Cross-Cloud Replication and Vendor Strategy

Vendor lock-in in object storage is primarily driven by proprietary APIs, lifecycle rule syntax, and egress routing dependencies. Mitigate lock-in by abstracting storage interactions through SDK-agnostic data frameworks (e.g., Apache Arrow, DuckDB, or GDAL virtual file systems) and enforcing consistent bucket/blob naming conventions across environments.

For disaster recovery and geographic compliance, implement cross-region or cross-cloud replication. Validate replication SLAs against your RPO/RTO targets. Asynchronous replication introduces eventual consistency; ensure downstream GIS processing pipelines tolerate version drift or implement checksum validation (MD5/SHA-256) post-sync. For a detailed comparison of replication mechanics, encryption defaults, and cost structures across major providers, consult the AWS S3 vs Azure Blob for GIS Cold Storage reference.

Operational Validation Checklist

Before promoting storage configurations to production, verify:

  1. Lifecycle Dry-Run: Execute rules against a staging bucket with representative GIS payloads. Monitor transition logs and verify minimum-size penalties are absorbed.
  2. Restore Latency Benchmark: Time bulk rehydration requests from Glacier/Archive tiers.
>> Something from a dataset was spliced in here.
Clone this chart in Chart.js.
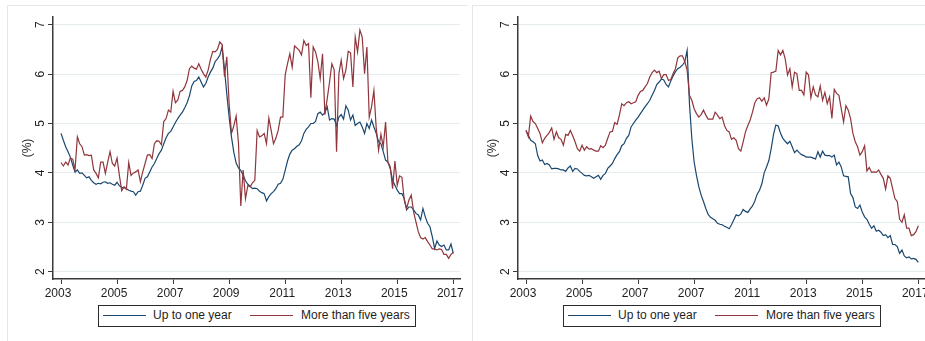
<!DOCTYPE html>
<html>
<head>
<meta charset="utf-8">
<title>Interest rates by maturity</title>
<script src="https://cdn.jsdelivr.net/npm/chart.js@4.4.1/dist/chart.umd.min.js"></script>
<style>
  html, body { margin: 0; padding: 0; background: #fff; overflow: hidden; }
  body { width: 925px; height: 341px; position: relative; font-family: "Liberation Sans", Arial, sans-serif; }
  .panel { position: absolute; top: 0; width: 465px; height: 341px; }
  .panel canvas { position: absolute; left: 0; top: 0; }
  .frame { position: absolute; left: 7px; top: 5px; width: 460px; height: 340px;
           border-top: 1px solid #e3e9eb; border-left: 1px solid #e3e9eb; }
  .legend { position: absolute; left: 98px; top: 305px; width: 318px; height: 22px;
            box-sizing: border-box; border: 1.5px solid #2b2b2b; background: #fff; }
  .key { position: absolute; top: 9px; height: 0; width: 43px; border-top: 1.3px solid; }
  .lab { position: absolute; top: 2px; font-size: 12px; line-height: 14px; color: #1e1e1e; white-space: nowrap; }
</style>
</head>
<body>
<div class="panel" style="left:0">
  <div class="frame"></div>
  <canvas id="left" width="465" height="341"></canvas>
  <div class="legend">
    <span class="key" style="left:4px;border-color:#1a476f"></span>
    <span class="lab" style="left:54px">Up to one year</span>
    <span class="key" style="left:151px;border-color:#90353b"></span>
    <span class="lab" style="left:202px">More than five years</span>
  </div>
</div>
<div class="panel" style="left:465px">
  <div class="frame"></div>
  <canvas id="right" width="465" height="341"></canvas>
  <div class="legend">
    <span class="key" style="left:4px;border-color:#1a476f"></span>
    <span class="lab" style="left:54px">Up to one year</span>
    <span class="key" style="left:151px;border-color:#90353b"></span>
    <span class="lab" style="left:202px">More than five years</span>
  </div>
</div>
<script>
// Monthly rates (%), January 2003 to January 2017, one row per year.
const shortLeft = [
  4.80,4.66,4.53,4.43,4.32,4.16,4.02,4.06,3.99,4.00,3.95,3.90,
  3.92,3.85,3.80,3.77,3.79,3.78,3.81,3.82,3.79,3.80,3.77,3.75,
  3.81,3.74,3.71,3.70,3.68,3.65,3.63,3.62,3.55,3.62,3.63,3.75,
  3.89,3.92,4.02,4.12,4.19,4.29,4.39,4.46,4.59,4.71,4.80,4.84,
  4.93,5.02,5.10,5.17,5.23,5.32,5.42,5.56,5.76,5.85,5.87,5.94,
  5.84,5.74,5.81,5.94,6.04,6.12,6.25,6.31,6.38,6.55,6.10,5.60,
  5.13,4.73,4.42,4.20,4.10,4.05,3.95,3.84,3.77,3.73,3.68,3.69,
  3.68,3.63,3.60,3.58,3.43,3.52,3.58,3.62,3.68,3.77,3.79,3.87,
  4.05,4.24,4.38,4.46,4.49,4.54,4.57,4.65,4.80,4.88,4.93,5.00,
  5.00,5.04,5.20,5.23,5.17,5.22,5.34,5.07,5.10,5.09,4.96,5.13,
  5.18,5.09,5.36,5.27,5.07,5.17,4.96,5.00,5.03,4.93,4.80,5.00,
  4.90,5.07,4.93,4.80,4.63,4.59,4.43,4.26,4.22,4.09,3.85,3.75,
  3.65,3.58,3.58,3.48,3.25,3.31,3.31,3.25,3.18,3.15,3.05,3.28,
  3.11,2.98,2.91,2.71,2.47,2.62,2.54,2.51,2.54,2.44,2.44,2.56,
  2.37
];
const longLeft = [
  4.21,4.14,4.22,4.16,4.30,4.28,4.06,4.73,4.59,4.53,4.36,4.37,
  4.35,4.36,4.06,3.99,3.90,4.22,4.22,3.99,4.22,4.43,4.19,4.14,
  4.30,3.95,3.64,3.72,3.67,4.21,3.95,4.00,4.02,4.06,3.82,4.02,
  4.19,4.36,4.37,4.29,4.59,4.65,4.64,4.57,5.04,5.10,5.27,5.23,
  5.65,5.42,5.47,5.65,5.67,5.74,5.87,6.11,6.16,6.12,6.10,6.21,
  6.10,6.01,5.94,6.08,6.30,6.46,6.45,6.50,6.65,6.60,5.95,6.35,
  5.40,4.80,4.95,5.15,4.60,3.33,4.06,3.48,3.74,3.72,3.80,3.85,
  4.86,4.73,4.75,4.80,4.59,5.11,4.86,4.59,4.70,4.86,5.13,5.13,
  5.98,6.21,6.41,6.14,6.57,6.53,6.48,6.39,6.68,6.58,6.62,5.52,
  6.55,6.45,6.25,5.91,6.41,5.18,5.50,5.84,6.21,6.08,4.43,6.01,
  6.28,5.91,6.08,6.46,6.43,5.74,6.75,6.45,6.89,6.75,6.01,6.55,
  5.13,5.34,5.67,4.90,4.46,4.78,4.53,5.03,4.22,4.12,3.68,4.24,
  3.75,3.94,3.91,3.45,3.28,3.45,3.55,3.21,3.01,2.81,2.69,2.66,
  2.69,2.61,2.54,2.46,2.46,2.44,2.46,2.45,2.35,2.35,2.27,2.35,
  2.39
];
const shortRight = [
  4.86,4.76,4.66,4.63,4.59,4.35,4.24,4.26,4.17,4.19,4.16,4.08,
  4.09,4.09,4.08,4.06,4.06,4.03,4.10,4.14,4.03,4.09,4.08,4.03,
  3.99,3.95,3.94,3.95,3.92,3.89,3.92,3.95,3.87,3.95,3.99,4.09,
  4.14,4.19,4.29,4.37,4.43,4.55,4.59,4.70,4.76,4.93,5.00,5.07,
  5.13,5.20,5.27,5.34,5.40,5.47,5.57,5.67,5.79,5.84,5.90,5.88,
  5.79,5.74,5.86,5.96,6.05,6.11,6.14,6.18,6.25,6.48,5.40,4.70,
  4.22,3.95,3.72,3.55,3.42,3.28,3.16,3.10,3.07,3.04,2.98,2.96,
  2.95,2.92,2.90,2.87,2.95,3.05,3.15,3.13,3.17,3.26,3.22,3.20,
  3.27,3.33,3.43,3.57,3.65,3.78,4.00,4.12,4.25,4.49,4.78,4.97,
  4.95,4.80,4.70,4.64,4.59,4.64,4.53,4.41,4.46,4.41,4.37,4.35,
  4.32,4.32,4.32,4.30,4.28,4.43,4.32,4.44,4.36,4.35,4.35,4.32,
  4.36,4.16,4.22,4.12,3.94,3.93,3.92,3.58,3.50,3.31,3.28,3.35,
  3.21,3.11,3.06,2.96,2.88,2.93,2.82,2.84,2.80,2.73,2.75,2.69,
  2.73,2.55,2.55,2.51,2.37,2.44,2.32,2.28,2.30,2.26,2.27,2.25,
  2.19
];
const longRight = [
  4.86,4.73,5.15,5.04,5.00,4.90,4.80,4.61,4.70,4.76,4.82,4.91,
  4.68,4.83,4.71,4.68,4.56,4.78,4.76,4.86,4.75,4.63,4.49,4.44,
  4.56,4.46,4.53,4.48,4.49,4.46,4.44,4.44,4.55,4.51,4.56,4.70,
  4.83,4.84,5.02,4.98,5.17,5.40,5.36,5.42,5.44,5.40,5.42,5.44,
  5.57,5.65,5.67,5.74,5.81,5.94,6.03,6.08,6.03,6.06,5.91,5.99,
  5.99,5.87,5.89,6.01,6.11,6.33,6.37,6.37,6.25,6.08,5.57,5.47,
  5.30,5.20,5.13,5.18,5.27,5.17,5.09,5.09,5.09,5.23,5.17,5.10,
  5.13,4.96,4.86,4.83,4.68,4.71,4.66,4.49,4.44,4.63,4.83,4.96,
  5.07,5.23,5.42,5.50,5.52,5.45,5.52,5.37,5.50,6.03,6.04,6.06,
  6.48,6.39,6.48,6.31,5.98,6.11,5.74,6.04,6.01,5.67,5.67,5.58,
  6.04,5.98,5.52,5.74,5.58,5.54,5.76,5.47,5.63,5.40,5.54,5.10,
  5.69,5.61,5.57,5.30,5.03,5.36,5.27,5.10,4.80,4.63,4.53,4.36,
  4.43,4.55,4.04,4.11,4.01,4.02,4.01,4.06,3.97,3.89,3.67,3.94,
  3.89,3.68,3.48,3.42,3.06,3.00,3.15,2.88,2.88,2.73,2.75,2.81,
  2.93
];

// Axis ticks: months counted from January 2003, and the labels printed under them.
const tickMonths = [0, 24, 48, 72, 96, 120, 144, 168];
const yearLabelsLeft  = ['2003', '2005', '2007', '2009', '2011', '2013', '2015', '2017'];
const yearLabelsRight = ['2003', '2005', '2007', '2007', '2011', '2013', '2015', '2017'];
const rateTicks = [2, 3, 4, 5, 6, 7];

const NAVY = '#1a476f';
const MAROON = '#90353b';
const INK = '#1e1e1e';
const AXIS = '#3a3a3a';

Chart.defaults.font.family = '"Liberation Sans", Arial, sans-serif';
Chart.defaults.font.size = 12;
Chart.defaults.color = INK;

function series(values) {
  return values.map((v, i) => ({ x: i, y: v }));
}

function drawPanel(id, shortRates, longRates, yearLabels) {
  new Chart(document.getElementById(id), {
    type: 'line',
    data: {
      datasets: [
        { label: 'Up to one year', data: series(shortRates), borderColor: NAVY,
          borderWidth: 1.2, pointRadius: 0, tension: 0, fill: false, order: 1 },
        { label: 'More than five years', data: series(longRates), borderColor: MAROON,
          borderWidth: 1.2, pointRadius: 0, tension: 0, fill: false, order: 0 }
      ]
    },
    options: {
      responsive: false,
      animation: false,
      devicePixelRatio: 1,
      layout: { padding: { left: 0, top: 17, right: 5, bottom: 0 } },
      plugins: { legend: { display: false }, tooltip: { enabled: false } },
      scales: {
        x: {
          type: 'linear',
          min: -3.43,
          max: 170.87,
          afterBuildTicks: s => { s.ticks = tickMonths.map(v => ({ value: v })); },
          afterFit: s => { s.height = 62; s.paddingLeft = 0; s.paddingRight = 0; },
          ticks: {
            callback: (v, i) => yearLabels[i],
            color: INK,
            padding: 2,
            labelOffset: -3,
            maxRotation: 0,
            minRotation: 0,
            autoSkip: false
          },
          grid: { drawOnChartArea: false, drawTicks: true, tickLength: 5, tickColor: AXIS, tickWidth: 1 },
          border: { color: AXIS, width: 1.5 }
        },
        y: {
          type: 'linear',
          min: 1.852,
          max: 7.156,
          afterBuildTicks: s => { s.ticks = rateTicks.map(v => ({ value: v })); },
          afterFit: s => { s.width = 53; s.paddingTop = 0; s.paddingBottom = 0; },
          ticks: {
            color: INK,
            padding: 4,
            minRotation: 90,
            maxRotation: 90,
            crossAlign: 'center'
          },
          title: { display: true, text: '(%)', color: INK, font: { size: 12 }, padding: { top: 20, bottom: 0 } },
          grid: { color: '#e4ecee', lineWidth: 1, drawTicks: true, tickLength: 5, tickColor: AXIS, tickWidth: 1 },
          border: { color: AXIS, width: 1.5 }
        }
      }
    }
  });
}

drawPanel('left', shortLeft, longLeft, yearLabelsLeft);
drawPanel('right', shortRight, longRight, yearLabelsRight);
</script>
</body>
</html>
Confirm pipeline schedulers accommodate the observed latency window.
  3. Immutable Policy Enforcement: Attempt deletion on compliance-locked objects. Verify IAM/Blob policy blocks and audit logs capture the attempt.
  4. Metadata Sync Integrity: Validate that catalog indexes update within acceptable latency after object upload, tier transition, or metadata tag mutation.
  5. Egress Cost Projection: Model monthly retrieval volumes against vendor pricing calculators. Set budget alerts at 50%, 75%, and 90% thresholds.